Quando un genitore dice ad un figlio: “sei cattivo!” oppure “non sei capace!” oppure “non capisci niente!” sta esprimendo una rabbia nei suoi confronti, probabilmente simile a quella che qualcun’ altro di significativo in passato ha espresso su di lui. Sicuramente non lo sta aiutando a sviluppare aspetti positivi della sua personalità, per quanto, forse, lo vorrebbe.

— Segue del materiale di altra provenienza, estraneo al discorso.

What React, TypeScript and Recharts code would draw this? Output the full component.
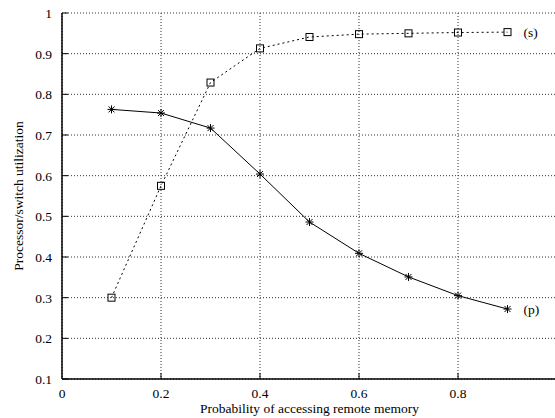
import React from "react";
import {
  LineChart,
  Line,
  XAxis,
  YAxis,
  CartesianGrid,
  Label,
} from "recharts";

const X_VALUES = [0.1, 0.2, 0.3, 0.4, 0.5, 0.6, 0.7, 0.8, 0.9];
const S_VALUES = [0.3, 0.575, 0.829, 0.913, 0.941, 0.948, 0.95, 0.952, 0.953];
const P_VALUES = [0.763, 0.754, 0.717, 0.604, 0.486, 0.409, 0.351, 0.305, 0.272];
const X_TICKS = [0, 0.2, 0.4, 0.6, 0.8];
const X_MIRROR_TICKS = [0.2, 0.4, 0.6, 0.8];
const Y_TICKS = [0.1, 0.2, 0.3, 0.4, 0.5, 0.6, 0.7, 0.8, 0.9, 1];
const Y_MIRROR_TICKS = [0.2, 0.3, 0.4, 0.5, 0.6, 0.7, 0.8, 0.9];
const SERIES_NAMES = ["(s)", "(p)"];
const X_TITLE = "Probability of accessing remote memory";
const Y_TITLE = "Processor/switch utilization";

const data = X_VALUES.map((x, i) => ({ x, s: S_VALUES[i], p: P_VALUES[i] }));

const FONT = "'Liberation Serif', 'DejaVu Serif', serif";
const FS = 13.5;
const LAST = X_VALUES.length - 1;

const BottomTick = (props: any) => {
  const { x, y, payload } = props;
  return (
    <g>
      {payload.value !== 0 && (
        <line x1={x} y1={y} x2={x} y2={y - 6} stroke="#000" strokeWidth={1} />
      )}
      <text x={x} y={y + 19} textAnchor="middle" fontFamily={FONT} fontSize={FS} fill="#000">
        {String(payload.value)}
      </text>
    </g>
  );
};

const LeftTick = (props: any) => {
  const { x, y, payload } = props;
  return (
    <g>
      <line x1={x} y1={y} x2={x + 6} y2={y} stroke="#000" strokeWidth={1} />
      <text x={x - 10} y={y + 5} textAnchor="end" fontFamily={FONT} fontSize={FS} fill="#000">
        {String(payload.value)}
      </text>
    </g>
  );
};

const TopTick = (props: any) => {
  const { x, y } = props;
  return <line x1={x} y1={y} x2={x} y2={y + 6} stroke="#000" strokeWidth={1} />;
};

const RightTick = (props: any) => {
  const { x, y } = props;
  return <line x1={x} y1={y} x2={x - 6} y2={y} stroke="#000" strokeWidth={1} />;
};

const makeSquareDot = (label: string) => (props: any) => {
  const { cx, cy, index } = props;
  return (
    <g key={`sq-${index}`}>
      <rect x={cx - 3.5} y={cy - 3.5} width={7} height={7} fill="none" stroke="#000" strokeWidth={1} />
      {index === LAST && (
        <text x={cx + 16} y={cy + 4.5} fontFamily={FONT} fontSize={FS} fill="#000">
          {label}
        </text>
      )}
    </g>
  );
};

const makeStarDot = (label: string) => (props: any) => {
  const { cx, cy, index } = props;
  const r = 4;
  const d = 3;
  return (
    <g key={`st-${index}`}>
      <line x1={cx - r} y1={cy} x2={cx + r} y2={cy} stroke="#000" strokeWidth={1} />
      <line x1={cx} y1={cy - r} x2={cx} y2={cy + r} stroke="#000" strokeWidth={1} />
      <line x1={cx - d} y1={cy - d} x2={cx + d} y2={cy + d} stroke="#000" strokeWidth={1} />
      <line x1={cx - d} y1={cy + d} x2={cx + d} y2={cy - d} stroke="#000" strokeWidth={1} />
      {index === LAST && (
        <text x={cx + 16} y={cy + 4.5} fontFamily={FONT} fontSize={FS} fill="#000">
          {label}
        </text>
      )}
    </g>
  );
};

export default function App() {
  return (
    <div
      style={{
        position: "absolute",
        left: 0,
        top: 0,
        width: 555,
        height: 418,
        overflow: "hidden",
        background: "#fff",
      }}
    >
      <LineChart
        width={560}
        height={418}
        data={data}
        margin={{ top: 13, right: 3, bottom: 9, left: 2 }}
      >
        <CartesianGrid stroke="#333" strokeDasharray="1 2" strokeWidth={1} />
        <XAxis
          dataKey="x"
          type="number"
          domain={[0, 1]}
          ticks={X_TICKS}
          height={30}
          tickSize={0}
          tickMargin={0}
          tickLine={false}
          axisLine={{ stroke: "#000", strokeWidth: 1.5 }}
          tick={<BottomTick />}
          interval={0}
        >
          <Label
            content={(p: any) => {
              const vb = p.viewBox;
              return (
                <text
                  x={vb.x + vb.width / 2}
                  y={vb.y + 34}
                  textAnchor="middle"
                  fontFamily={FONT}
                  fontSize={FS}
                  fill="#000"
                >
                  {X_TITLE}
                </text>
              );
            }}
          />
        </XAxis>
        <XAxis
          xAxisId="top"
          orientation="top"
          dataKey="x"
          type="number"
          domain={[0, 1]}
          ticks={X_MIRROR_TICKS}
          height={0}
          tickSize={0}
          tickMargin={0}
          tickLine={false}
          axisLine={{ stroke: "#000", strokeWidth: 1.5 }}
          tick={<TopTick />}
          interval={0}
        />
        <YAxis
          type="number"
          domain={[0.1, 1]}
          ticks={Y_TICKS}
          width={60}
          tickSize={0}
          tickMargin={0}
          tickLine={false}
          axisLine={{ stroke: "#000", strokeWidth: 1.5 }}
          tick={<LeftTick />}
          interval={0}
        >
          <Label
            content={(p: any) => {
              const vb = p.viewBox;
              const cx = vb.x + 21;
              const cy = vb.y + vb.height / 2;
              return (
                <text
                  x={cx}
                  y={cy}
                  textAnchor="middle"
                  transform={`rotate(-90 ${cx} ${cy})`}
                  fontFamily={FONT}
                  fontSize={FS}
                  fill="#000"
                >
                  {Y_TITLE}
                </text>
              );
            }}
          />
        </YAxis>
        <YAxis
          yAxisId="right"
          orientation="right"
          type="number"
          domain={[0.1, 1]}
          ticks={Y_MIRROR_TICKS}
          width={0}
          tickSize={0}
          tickMargin={0}
          tickLine={false}
          axisLine={{ stroke: "#000", strokeWidth: 1.5 }}
          tick={<RightTick />}
          interval={0}
        />
        <Line
          dataKey="s"
          stroke="#000"
          strokeWidth={1}
          strokeDasharray="2 3"
          dot={makeSquareDot(SERIES_NAMES[0])}
          activeDot={false}
          isAnimationActive={false}
        />
        <Line
          dataKey="p"
          stroke="#000"
          strokeWidth={1}
          dot={makeStarDot(SERIES_NAMES[1])}
          activeDot={false}
          isAnimationActive={false}
        />
      </LineChart>
    </div>
  );
}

Una ricerca su questo tema ha dimostrato che “i figli che erano stati trattati dai genitori in maniera irriguardosa e svalutante, erano gli stessi ragazzi che sperimentavano le maggiori difficoltà nell’apprendimento scolastico e nelle amicizie. Questi ragazzi avevano i livelli più alti di ormoni collegati allo stress. Inoltre avevano maggiori problemi comportamentali, secondo quanto riferivano i loro insegnanti (…). L’atteggiamento di scherno da parte dei genitori può essere osservato sia nella vita reale sia nelle esperienze di laboratorio. In ogni istante, genitori bene intenzionati sgretolano la fiducia in se stessi dei propri ragazzi, correggendo continuamente il loro modo di fare, deridendo i loro sbagli e immischiandosi senza bisogno anche quando i figli cercano di eseguire i compiti più semplici” (J. Gottman, Intelligenza emotiva per un figlio: una guida per i genitori, BUR, 2015).
Per un genitore fare un lavoro di messa in discussione delle proprie modalità di comunicazione e di espressione nei confronti di un figlio diventa un compito di primaria importanza per non ritrasmettere di generazione in generazione gli stessi copioni.